Can you find a function $\beta(x)$ where if $a+b=n^m$ then $\beta(\frac{a}{b})$ is irrational? Can you find a function $\beta(x)$ where if $a+b=n^m$ then $\beta(\frac{a}{b})$ is irrational but if $a+b$ isn't equal to $n^m$ then it is rational ($a$ and $b$ are co-prime)?
$n>0$ and $m>1$
$m$ and $n$ are integers
When $x$ is an irrational number, $\beta(x)$ can be either rational or irrational.
$\beta(0)=\pi$
$\beta(x)$ is differentiable everywhere.
 A: This is only an 'almost' answer, since the function constructed may fail to be differentiable on some set of measure $0$.
It is known that any monotone increasing real-valued function is differentiable almost everywhere (see, for example, this Wikipedia link or this question on this site). Then it is quite easy to construct a monotone function satisfying your criteria:
Starting with $\beta(0) = \pi$, choose an enumeration $(q_n)$ of the remaining rationals and, one at a time, pick $\beta(q_n)$ to be rational or irrational according to the criteria and so that the resulting partial function is strictly monotone increasing.
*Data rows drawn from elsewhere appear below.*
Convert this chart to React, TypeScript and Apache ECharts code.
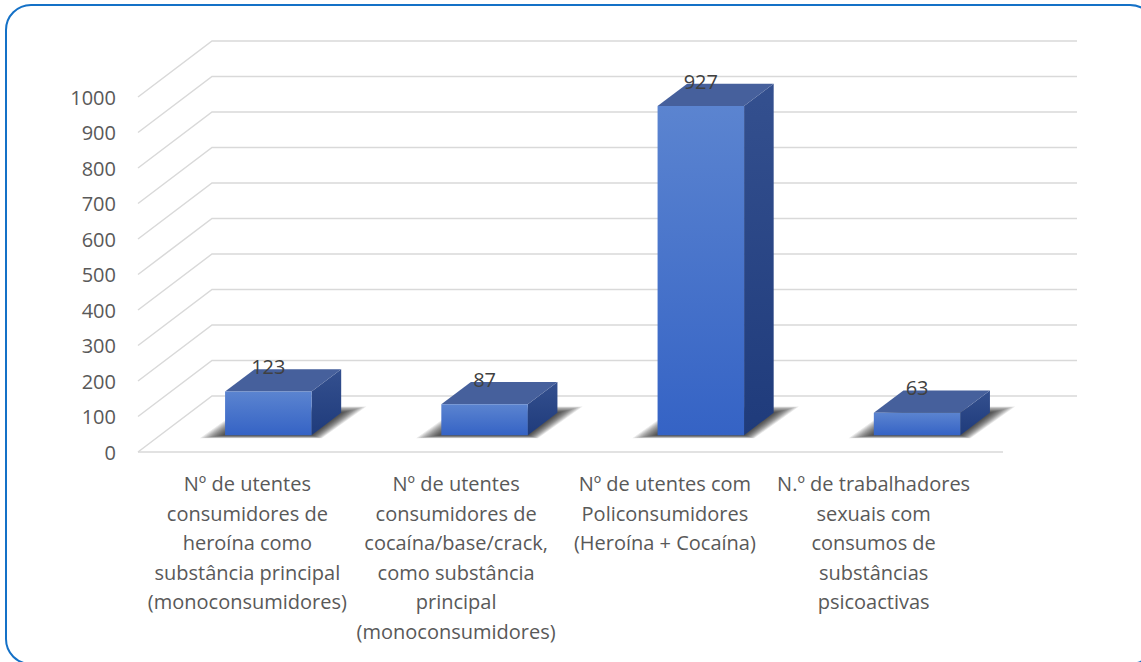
import React, { useEffect, useRef } from "react";
import * as echarts from "echarts";

const categories = [
  "Nº de utentes\nconsumidores de\nheroína como\nsubstância principal\n(monoconsumidores)",
  "Nº de utentes\nconsumidores de\ncocaína/base/crack,\ncomo substância\nprincipal\n(monoconsumidores)",
  "Nº de utentes com\nPoliconsumidores\n(Heroína + Cocaína)",
  "N.º de trabalhadores\nsexuais com\nconsumos de\nsubstâncias\npsicoactivas",
];
const values = [123, 87, 927, 63];
const yTicks = [0, 100, 200, 300, 400, 500, 600, 700, 800, 900, 1000];

// depth vector of the 3D floor (px)
const DX = 74;
const DY = -56;
const BAR_FRONT = 0.3;
const BAR_BACK = 0.7;
const FONT = "'Open Sans', 'Noto Sans', sans-serif";
const SHADOW_LAYERS = 12;

export default function App() {
  const ref = useRef<HTMLDivElement>(null);
  useEffect(() => {
    if (!ref.current) return;
    const chart = echarts.init(ref.current, null, { renderer: "svg" });
    const n = categories.length;
    const option: any = {
      animation: false,
      backgroundColor: "#ffffff",
      graphic: [
        {
          type: "rect",
          shape: { x: 6, y: 5, width: 1149, height: 659, r: 25 },
          style: { fill: "none", stroke: "#1471c7", lineWidth: 2 },
          z: 0,
        },
      ],
      grid: [
        { left: 138, right: 138, top: 97, bottom: 210 },
        { left: 143, width: 835, top: 97, bottom: 210 },
      ],
      xAxis: [
        {
          type: "value",
          gridIndex: 0,
          min: 0,
          max: n,
          show: false,
        },
        {
          type: "category",
          gridIndex: 1,
          data: categories,
          axisLine: { show: false },
          axisTick: { show: false },
          axisLabel: {
            interval: 0,
            margin: 17,
            color: "#595959",
            fontSize: 20,
            fontFamily: FONT,
            lineHeight: 29.5,
            align: "center",
          },
        },
      ],
      yAxis: [
        {
          type: "value",
          gridIndex: 0,
          min: 0,
          max: 1000,
          interval: 100,
          axisLine: { show: false },
          axisTick: { show: false },
          splitLine: { show: false },
          axisLabel: {
            margin: 22,
            color: "#595959",
            fontSize: 20,
            fontFamily: FONT,
            formatter: (v: number) => String(v),
          },
        },
        {
          type: "value",
          gridIndex: 1,
          min: 0,
          max: 1000,
          show: false,
        },
      ],
      series: [
        {
          type: "custom",
          xAxisIndex: 0,
          yAxisIndex: 0,
          clip: false,
          z: 1,
          silent: true,
          data: yTicks.map((v) => [0, v]),
          renderItem: (params: any, api: any) => {
            const v = api.value(1);
            const a = api.coord([0, v]);
            const b = api.coord([n, v]);
            const children: any[] = [
              {
                type: "polyline",
                shape: {
                  points: [
                    [a[0], a[1]],
                    [a[0] + DX, a[1] + DY],
                    [b[0] + DX, b[1] + DY],
                  ],
                },
                style: { stroke: "#d9d9d9", lineWidth: 1.5, fill: "none" },
              },
            ];
            if (v === 0) {
              children.push({
                type: "line",
                shape: { x1: a[0], y1: a[1], x2: b[0], y2: b[1] },
                style: { stroke: "#d9d9d9", lineWidth: 1.5 },
              });
            }
            return { type: "group", children };
          },
        },
        {
          type: "custom",
          xAxisIndex: 0,
          yAxisIndex: 0,
          clip: false,
          z: 2,
          data: values.map((v, i) => [i, v]),
          renderItem: (params: any, api: any) => {
            const i = api.value(0);
            const v = api.value(1);
            const fx = DX * BAR_FRONT;
            const fy = DY * BAR_FRONT;
            const bx = DX * BAR_BACK;
            const by = DY * BAR_BACK;
            const bl = api.coord([i + BAR_FRONT, 0]);
            const br = api.coord([i + BAR_BACK, 0]);
            const tl = api.coord([i + BAR_FRONT, v]);
            // front face corners
            const x0 = bl[0] + fx;
            const x1 = br[0] + fx;
            const yb = bl[1] + fy;
            const yt = tl[1] + fy;
            const ddx = bx - fx;
            const ddy = by - fy;
            const shadows: any[] = [];
            for (let k = SHADOW_LAYERS; k >= 1; k--) {
              const e = k * 2.1;
              shadows.push({
                type: "polygon",
                shape: {
                  points: [
                    [x0 - e, yb + e * 0.12],
                    [x1 + e * 0.4, yb + e * 0.12],
                    [x1 + ddx + e, yb + ddy - e * 0.25],
                    [x0 + ddx - e * 0.4, yb + ddy - e * 0.25],
                  ],
                },
                style: { fill: "rgba(0,0,0,0.085)" },
              });
            }
            return {
              type: "group",
              children: [
                ...shadows,
                {
                  type: "polygon",
                  shape: {
                    points: [
                      [x1, yt],
                      [x1 + ddx, yt + ddy],
                      [x1 + ddx, yb + ddy],
                      [x1, yb],
                    ],
                  },
                  style: {
                    fill: new echarts.graphic.LinearGradient(0, 0, 0, 1, [
                      { offset: 0, color: "#34508f" },
                      { offset: 1, color: "#1f3b7b" },
                    ]),
                  },
                },
                {
                  type: "polygon",
                  shape: {
                    points: [
                      [x0, yt],
                      [x1, yt],
                      [x1 + ddx, yt + ddy],
                      [x0 + ddx, yt + ddy],
                    ],
                  },
                  style: { fill: "#46609c" },
                },
                {
                  type: "rect",
                  shape: { x: x0, y: yt, width: x1 - x0, height: yb - yt },
                  style: {
                    fill: new echarts.graphic.LinearGradient(0, 0, 0, 1, [
                      { offset: 0, color: "#5b84d0" },
                      { offset: 1, color: "#3563c5" },
                    ]),
                  },
                },
                {
                  type: "text",
                  style: {
                    x: (x0 + x1) / 2,
                    y: yt - 25,
                    text: String(v),
                    fill: "#404040",
                    fontSize: 20,
                    fontFamily: FONT,
                    align: "center",
                    verticalAlign: "middle",
                  },
                },
              ],
            };
          },
        },
      ],
    };
    chart.setOption(option);
    return () => chart.dispose();
  }, []);
  return (
    <div
      ref={ref}
      style={{ position: "fixed", left: 0, top: 0, width: 1141, height: 662 }}
    />
  );
}
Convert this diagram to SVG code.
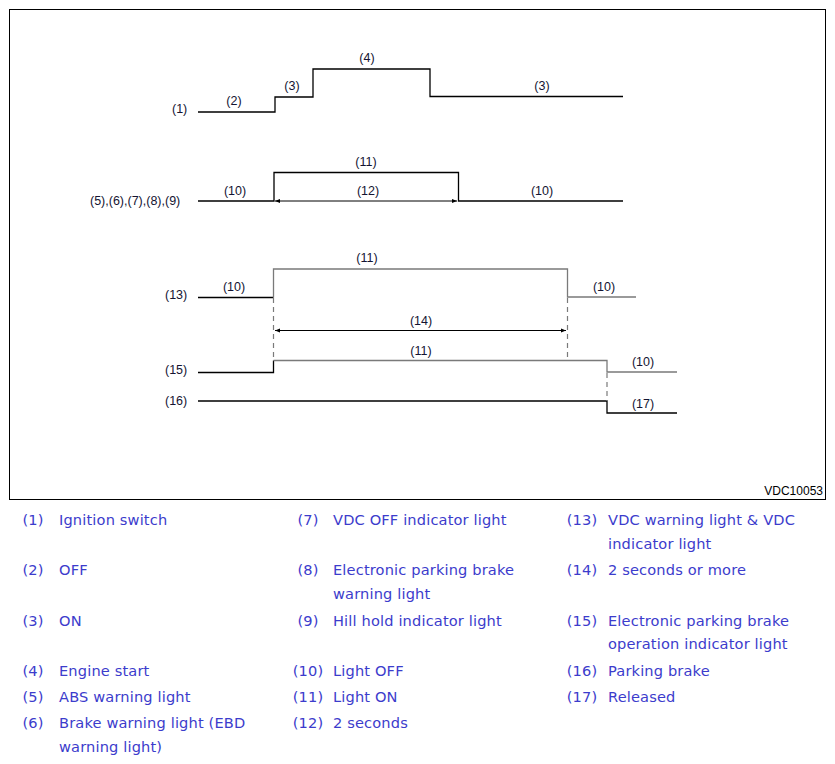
<svg xmlns="http://www.w3.org/2000/svg" width="835" height="764" viewBox="0 0 835 764">
<style>
.frame{fill:#fff;stroke:#000;stroke-width:1}
.sig{fill:none;stroke:#000;stroke-width:1.3}
.sigg{fill:none;stroke:#7a7a7a;stroke-width:1.3}
.dash{fill:none;stroke:#7a7a7a;stroke-width:1.2;stroke-dasharray:5 4}
.dim{fill:none;stroke:#000;stroke-width:1}
.lbl{font-family:"Liberation Sans",Arial,sans-serif;font-size:12.5px;fill:#141432}
.lc{text-anchor:middle}
.code{font-family:"Liberation Sans",Arial,sans-serif;font-size:12px;fill:#000;text-anchor:end}
.leg{font-family:"DejaVu Sans",Verdana,sans-serif;font-size:14.6px;fill:#3c3ccc;letter-spacing:0.15px}
.num{text-anchor:middle}
</style>
<defs>
<marker id="ah" markerWidth="6" markerHeight="6" refX="5" refY="3" orient="auto-start-reverse" markerUnits="userSpaceOnUse">
<path d="M0,1 L5,3 L0,5 z" fill="#000"/>
</marker>
</defs>
<rect class="frame" x="9.5" y="9.5" width="816" height="490"/>
<text class="code" x="823" y="495">VDC10053</text>

<g id="sig1">
<text class="lbl" x="172" y="113">(1)</text>
<polyline class="sig" points="198,112 275,112 275,97 313,97 313,69 430,69 430,96.5 623,96.5"/>
<text class="lbl lc" x="234" y="105">(2)</text>
<text class="lbl lc" x="292" y="90">(3)</text>
<text class="lbl lc" x="367" y="62">(4)</text>
<text class="lbl lc" x="542" y="90">(3)</text>
</g>

<g id="sig5">
<text class="lbl" x="90" y="205">(5),(6),(7),(8),(9)</text>
<polyline class="sig" points="198,201 274,201 274,172.5 458.5,172.5 458.5,201 623,201"/>
<text class="lbl lc" x="235" y="195">(10)</text>
<text class="lbl lc" x="366" y="166">(11)</text>
<text class="lbl lc" x="368" y="195">(12)</text>
<text class="lbl lc" x="542" y="195">(10)</text>
</g>

<g id="sig13">
<text class="lbl" x="165" y="299">(13)</text>
<polyline class="sig" points="198,297.5 273.5,297.5"/>
<polyline class="sigg" points="273.5,297.5 273.5,269 567.5,269 567.5,297 636,297"/>
<text class="lbl lc" x="234" y="291">(10)</text>
<text class="lbl lc" x="367" y="262">(11)</text>
<text class="lbl lc" x="604" y="291">(10)</text>
</g>

<g id="sig15">
<text class="lbl" x="165" y="374">(15)</text>
<polyline class="sig" points="198,372.5 273.5,372.5 273.5,360.5"/>
<polyline class="sigg" points="273.5,360.5 607,360.5 607,372 677,372"/>
<text class="lbl lc" x="421" y="355">(11)</text>
<text class="lbl lc" x="643" y="366">(10)</text>
</g>

<g id="sig16">
<text class="lbl" x="165" y="405">(16)</text>
<polyline class="sig" points="198,401 607,401 607,413 677,413"/>
<text class="lbl lc" x="643" y="408">(17)</text>
</g>

<g id="connectors">
<line class="dim" x1="275" y1="201" x2="457" y2="201" marker-start="url(#ah)" marker-end="url(#ah)"/>
<line class="dash" x1="273.5" y1="298" x2="273.5" y2="360"/>
<line class="dash" x1="567.5" y1="298" x2="567.5" y2="360"/>
<line class="dash" x1="607" y1="373" x2="607" y2="401"/>
<line class="dim" x1="275" y1="330.5" x2="566" y2="330.5" marker-start="url(#ah)" marker-end="url(#ah)"/>
<text class="lbl lc" x="421" y="325">(14)</text>
</g>

<g id="legend">
<text class="leg num" x="33" y="525">(1)</text><text class="leg" x="59" y="525">Ignition switch</text>
<text class="leg num" x="33" y="575">(2)</text><text class="leg" x="59" y="575">OFF</text>
<text class="leg num" x="33" y="626">(3)</text><text class="leg" x="59" y="626">ON</text>
<text class="leg num" x="33" y="676">(4)</text><text class="leg" x="59" y="676">Engine start</text>
<text class="leg num" x="33" y="702">(5)</text><text class="leg" x="59" y="702">ABS warning light</text>
<text class="leg num" x="33" y="728">(6)</text><text class="leg" x="59" y="728">Brake warning light (EBD</text>
<text class="leg" x="59" y="752">warning light)</text>

<text class="leg num" x="308" y="525">(7)</text><text class="leg" x="333" y="525">VDC OFF indicator light</text>
<text class="leg num" x="308" y="575">(8)</text><text class="leg" x="333" y="575">Electronic parking brake</text>
<text class="leg" x="333" y="599">warning light</text>
<text class="leg num" x="308" y="626">(9)</text><text class="leg" x="333" y="626">Hill hold indicator light</text>
<text class="leg num" x="308" y="676">(10)</text><text class="leg" x="333" y="676">Light OFF</text>
<text class="leg num" x="308" y="702">(11)</text><text class="leg" x="333" y="702">Light ON</text>
<text class="leg num" x="308" y="728">(12)</text><text class="leg" x="333" y="728">2 seconds</text>

<text class="leg num" x="582" y="525">(13)</text><text class="leg" x="608" y="525">VDC warning light &amp; VDC</text>
<text class="leg" x="608" y="549">indicator light</text>
<text class="leg num" x="582" y="575">(14)</text><text class="leg" x="608" y="575">2 seconds or more</text>
<text class="leg num" x="582" y="626">(15)</text><text class="leg" x="608" y="626">Electronic parking brake</text>
<text class="leg" x="608" y="649">operation indicator light</text>
<text class="leg num" x="582" y="676">(16)</text><text class="leg" x="608" y="676">Parking brake</text>
<text class="leg num" x="582" y="702">(17)</text><text class="leg" x="608" y="702">Released</text>
</g>
</svg>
More precisely, for any $q_n$, there must be a greatest $q_j<q_n$ and a least $q_k>q_n$ such that $j,k<n$, and the interval $(q_j,q_k)$ contains infinitely many rationals and uncountably many irrationals to pick from (if you care about the axiom of choice, there's no need for it here: you can always narrow down your search to some well-orderable subset of the irrationals such as $\sqrt{2}\mathbb{Q}$).
Then, for irrrational $x$, define $\beta(x)$ to be the supremum of $\beta(q)$ for all rational $q<x$. The resulting function is (strictly) monotone increasing and is therefore differentiable almost everywhere.